Mr. Bicknell, a former editor at Congressional Quarterly and the author of “America 1844” (2014), tells the election story skillfully—though the reader may experience some confusing moments due to the large cast of characters and the multiple parties and factions. But “Lincoln’s Pathfinder” is about more than the making of the president, 1856. Mr. Bicknell explores what was happening out in the country, where sectional strife and violence were raising the specter of disunion.

It wasn’t only settlers in Kansas who were bleeding in the mid-1850s. So were Native Americans and U.S. soldiers in Nebraska, as the Army, in one case, turned a dispute over a lost cow into a fight that wiped out a detachment of its own soldiers and, in its effort to establish its authority a year later, attacked a Sioux camp, slaughtering 85 Native Americans. In Washington, a Northern antislavery senator was beaten in the Senate chamber by a Southern congressman. Mormons were fighting exposure and starvation as they trekked westward to their Zion in Utah. Fugitive slaves were desperately seeking freedom in the North, despite the Fugitive Slave Act (1850). All of this Mr. Bicknell captures in detailed excursions from the election narrative.

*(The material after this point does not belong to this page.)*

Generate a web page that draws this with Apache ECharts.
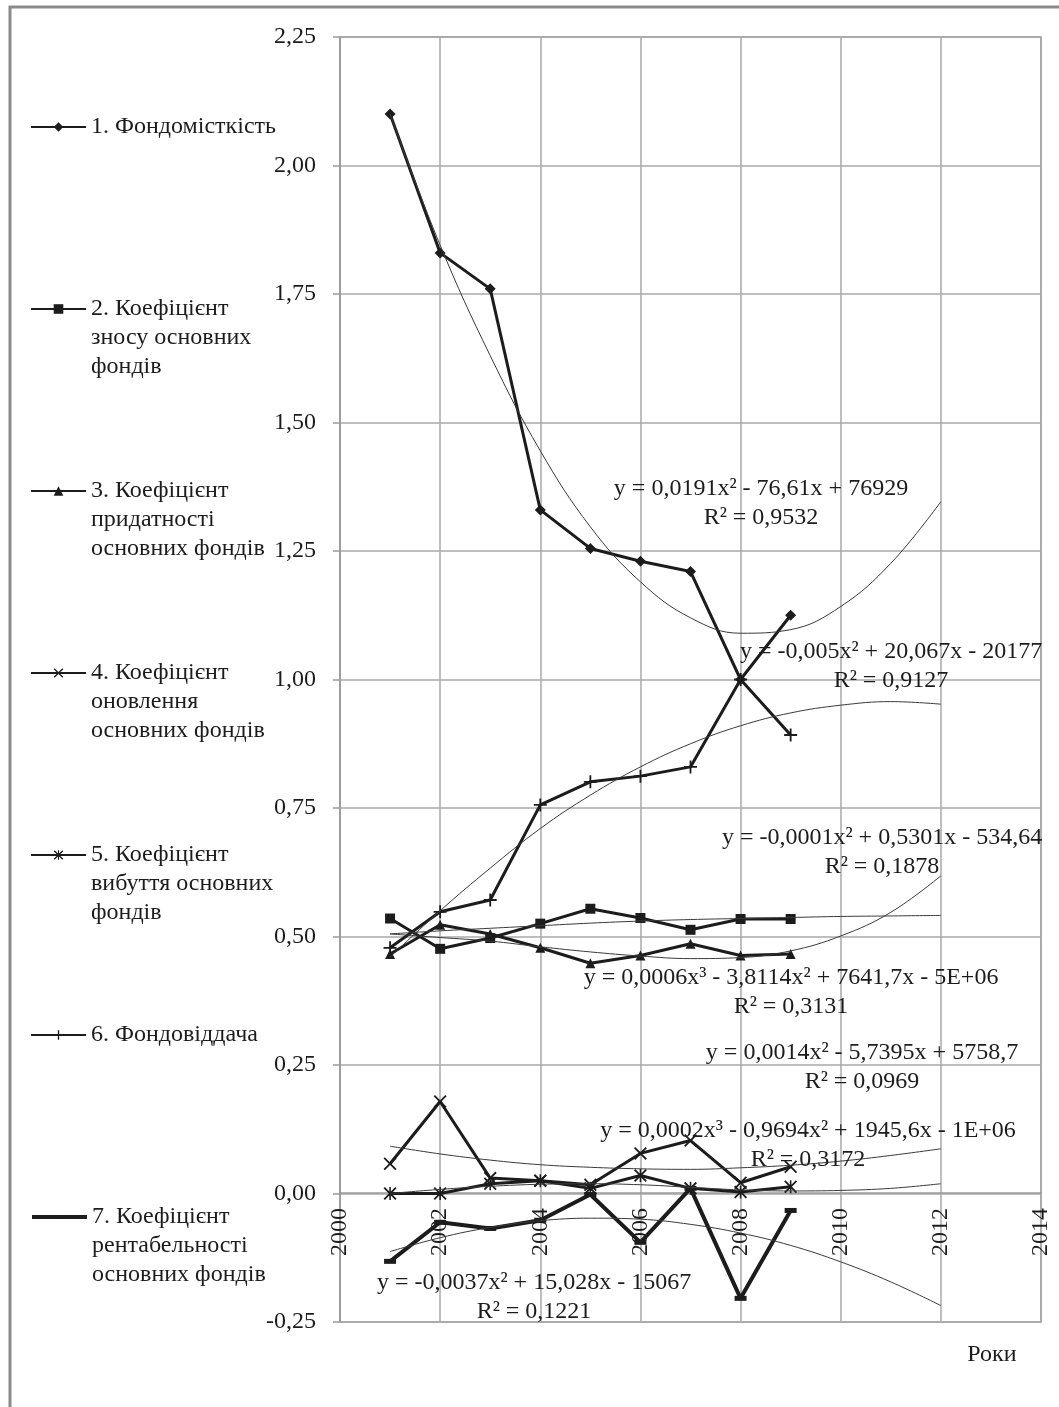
<!DOCTYPE html>
<html>
<head>
<meta charset="utf-8">
<script src="https://cdn.jsdelivr.net/npm/echarts@6/dist/echarts.min.js"></script>
<style>
  html, body { margin: 0; padding: 0; background: #fff; }
  #chart { width: 1059px; height: 1407px; }
</style>
</head>
<body>
<div id="chart"></div>
<script>
// years with data and years covered by the trend curves
const years = [2001, 2002, 2003, 2004, 2005, 2006, 2007, 2008, 2009];
const trendYears = [2001, 2002, 2003, 2004, 2005, 2006, 2007, 2008, 2009, 2010, 2011, 2012];

const seriesNames = [
  "1. Фондомісткість",
  "2. Коефіцієнт зносу основних фондів",
  "3. Коефіцієнт придатності основних фондів",
  "4. Коефіцієнт оновлення основних фондів",
  "5. Коефіцієнт вибуття основних фондів",
  "6. Фондовіддача",
  "7. Коефіцієнт рентабельності основних фондів"
];
const legendLines = [
  ["1. Фондомісткість"],
  ["2. Коефіцієнт", "зносу основних", "фондів"],
  ["3. Коефіцієнт", "придатності", "основних фондів"],
  ["4. Коефіцієнт", "оновлення", "основних фондів"],
  ["5. Коефіцієнт", "вибуття основних", "фондів"],
  ["6. Фондовіддача"],
  ["7. Коефіцієнт", "рентабельності", "основних фондів"]
];

// values
const fondomistkist = [2.10, 1.83, 1.76, 1.33, 1.255, 1.23, 1.21, 1.00, 1.125];
const znos = [0.535, 0.476, 0.497, 0.525, 0.554, 0.536, 0.513, 0.534, 0.534];
const prydatnist = [0.466, 0.523, 0.505, 0.478, 0.448, 0.463, 0.486, 0.463, 0.466];
const onovlennia = [0.058, 0.179, 0.030, 0.025, 0.017, 0.078, 0.103, 0.021, 0.052];
const vybuttia = [0.000, 0.000, 0.019, 0.025, 0.010, 0.035, 0.010, 0.003, 0.013];
const fondovidd = [0.478, 0.548, 0.571, 0.756, 0.801, 0.812, 0.830, 1.000, 0.892];
const rentab = [-0.132, -0.056, -0.068, -0.052, -0.002, -0.095, 0.010, -0.204, -0.033];

// trend curves as they appear in the picture
const trendFondomistkist = [2.10, 1.845, 1.63, 1.445, 1.297, 1.19, 1.12, 1.09, 1.097, 1.142, 1.226, 1.346];
const trendZnos = [0.505, 0.511, 0.516, 0.521, 0.526, 0.530, 0.533, 0.535, 0.537, 0.539, 0.540, 0.541];
const trendPrydatnist = [0.505, 0.498, 0.491, 0.480, 0.470, 0.462, 0.457, 0.459, 0.472, 0.501, 0.547, 0.618];
const trendOnovlennia = [0.092, 0.077, 0.065, 0.056, 0.051, 0.048, 0.047, 0.050, 0.055, 0.063, 0.074, 0.087];
const trendVybuttia = [0.000, 0.008, 0.014, 0.018, 0.019, 0.017, 0.012, 0.007, 0.005, 0.006, 0.010, 0.019];
const trendFondovidd = [0.46, 0.55, 0.633, 0.71, 0.775, 0.83, 0.875, 0.91, 0.935, 0.95, 0.957, 0.952];
const trendRentab = [-0.113, -0.086, -0.066, -0.053, -0.048, -0.050, -0.060, -0.077, -0.101, -0.133, -0.172, -0.218];

const equations = [
  ["y = 0,0191x² - 76,61x + 76929", "R² = 0,9532"],
  ["y = -0,005x² + 20,067x - 20177", "R² = 0,9127"],
  ["y = -0,0001x² + 0,5301x - 534,64", "R² = 0,1878"],
  ["y = 0,0006x³ - 3,8114x² + 7641,7x - 5E+06", "R² = 0,3131"],
  ["y = 0,0014x² - 5,7395x + 5758,7", "R² = 0,0969"],
  ["y = 0,0002x³ - 0,9694x² + 1945,6x - 1E+06", "R² = 0,3172"],
  ["y = -0,0037x² + 15,028x - 15067", "R² = 0,1221"]
];

const FONT = '"Liberation Serif", "Times New Roman", serif';
const FS = 24;
const INK = "#1c1c1c";

const xPath = "path://M0,1L1,0L5,4L9,0L10,1L6,5L10,9L9,10L5,6L1,10L0,9L4,5Z";
const plusPath = "path://M4.3,0H5.7V4.3H10V5.7H5.7V10H4.3V5.7H0V4.3H4.3Z";
const starPath = "path://M0,1L1,0L5,4L9,0L10,1L6,5L10,9L9,10L5,6L1,10L0,9L4,5ZM4.4,0H5.6V10H4.4Z";

const pairs = (xs, ys) => xs.map((x, i) => [x, ys[i]]);

const dataSets = [fondomistkist, znos, prydatnist, onovlennia, vybuttia, fondovidd, rentab];
const trendSets = [trendFondomistkist, trendZnos, trendPrydatnist, trendOnovlennia, trendVybuttia, trendFondovidd, trendRentab];
const symbols = ["diamond", "rect", "triangle", xPath, starPath, plusPath, "rect"];
const symbolSizes = [11, 10, 10, 13, 13, 13, [12, 5]];

const chart = echarts.init(document.getElementById("chart"));

const series = [];
trendSets.forEach((t, i) => {
  series.push({
    name: "trend" + i,
    type: "line",
    data: pairs(trendYears, t),
    smooth: 0.4,
    symbol: "none",
    silent: true,
    z: 3,
    lineStyle: { color: "#3a3a3a", width: 1 }
  });
});
dataSets.forEach((d, i) => {
  series.push({
    name: seriesNames[i],
    type: "line",
    data: pairs(years, d),
    symbol: symbols[i],
    symbolSize: symbolSizes[i],
    z: 2,
    lineStyle: { color: INK, width: i === 6 ? 4 : 3 },
    itemStyle: { color: INK, borderWidth: 0 }
  });
});

// one legend block per series so the icon sits on the first text line
const iconY = [127, 309, 491, 673, 855, 1035, 1217];
const LH = 29;
const legends = legendLines.map((lines, i) => {
  const blank = "\n".repeat(lines.length - 1);
  const textH = LH * (2 * lines.length - 1);
  return {
    data: [seriesNames[i]],
    orient: "vertical",
    left: 30,
    top: iconY[i] - textH / 2,
    padding: 0,
    itemWidth: 55,
    itemHeight: i === 6 ? 4 : 12,
    selectedMode: false,
    lineStyle: { width: i === 6 ? 4 : 2 },
    formatter: () => blank + lines.join("\n"),
    textStyle: { fontFamily: FONT, fontSize: FS, color: INK, lineHeight: LH }
  };
});

const eqPos = [[761, 489], [891, 652], [882, 838], [791, 978], [862, 1053], [808, 1131], [534, 1283]];
const graphics = [
  {
    type: "rect",
    shape: { x: 10, y: 7, width: 1100, height: 1500 },
    style: { fill: "none", stroke: "#8a8a8a", lineWidth: 3 },
    silent: true
  },
  {
    type: "text",
    x: 992, y: 1355,
    style: { text: "Роки", font: FS + "px " + FONT, fill: INK, textAlign: "center", textVerticalAlign: "middle" }
  }
];
equations.forEach((eq, i) => {
  graphics.push({
    type: "text",
    x: eqPos[i][0], y: eqPos[i][1] - LH / 2,
    z: 10,
    style: {
      text: eq.join("\n"),
      font: FS + "px " + FONT,
      lineHeight: LH,
      fill: INK,
      textAlign: "center",
      textVerticalAlign: "top"
    }
  });
});

const option = {
  backgroundColor: "#fff",
  animation: false,
  grid: {
    left: 340, top: 37, right: 18, bottom: 85,
    show: true, borderColor: "#9a9a9a", borderWidth: 1.5
  },
  xAxis: {
    type: "value",
    min: 2000, max: 2014, interval: 2,
    // axis is moved up to the zero line of the value axis
    offset: -129,
    axisLine: { onZero: false, lineStyle: { color: "#9a9a9a", width: 1.5 } },
    axisTick: { show: false },
    splitLine: { show: true, lineStyle: { color: "#a8a8a8", width: 1.5 } },
    axisLabel: {
      rotate: 90, margin: 15, color: INK,
      fontFamily: FONT, fontSize: FS,
      formatter: v => String(v)
    }
  },
  yAxis: {
    type: "value",
    min: -0.25, max: 2.25, interval: 0.25,
    axisLine: { show: true, lineStyle: { color: "#9a9a9a", width: 1.5 } },
    axisTick: { show: true, length: 7, lineStyle: { color: "#9a9a9a", width: 1.5 } },
    splitLine: { show: true, lineStyle: { color: "#a8a8a8", width: 1.5 } },
    axisLabel: {
      margin: 24, color: INK, fontFamily: FONT, fontSize: FS,
      formatter: v => v.toFixed(2).replace(".", ",")
    }
  },
  legend: legends,
  graphic: graphics,
  series: series
};

chart.setOption(option);
</script>
</body>
</html>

When the November 1856 ballots were counted, Buchanan was the victor, though with the lowest percentage of the popular vote (45.3%) since 1824. Fillmore got 21.5% but received almost 44% of the popular vote in the South. Frémont, for his part, got a third of the popular vote, all but a smidgen of it in the North, winning a total of 11 states. Had he also carried Pennsylvania and Indiana or Illinois (where Abraham Lincoln had given more than 50 speeches on his behalf), he would have been the victor.

In 1860, Lincoln added those three states, three others and part of a fourth to Frémont’s 11 and became president. Frémont may have been Lincoln’s “pathfinder,” showing him how the country’s political forces responded to a Republican candidate, but Lincoln had the political skills that Frémont lacked.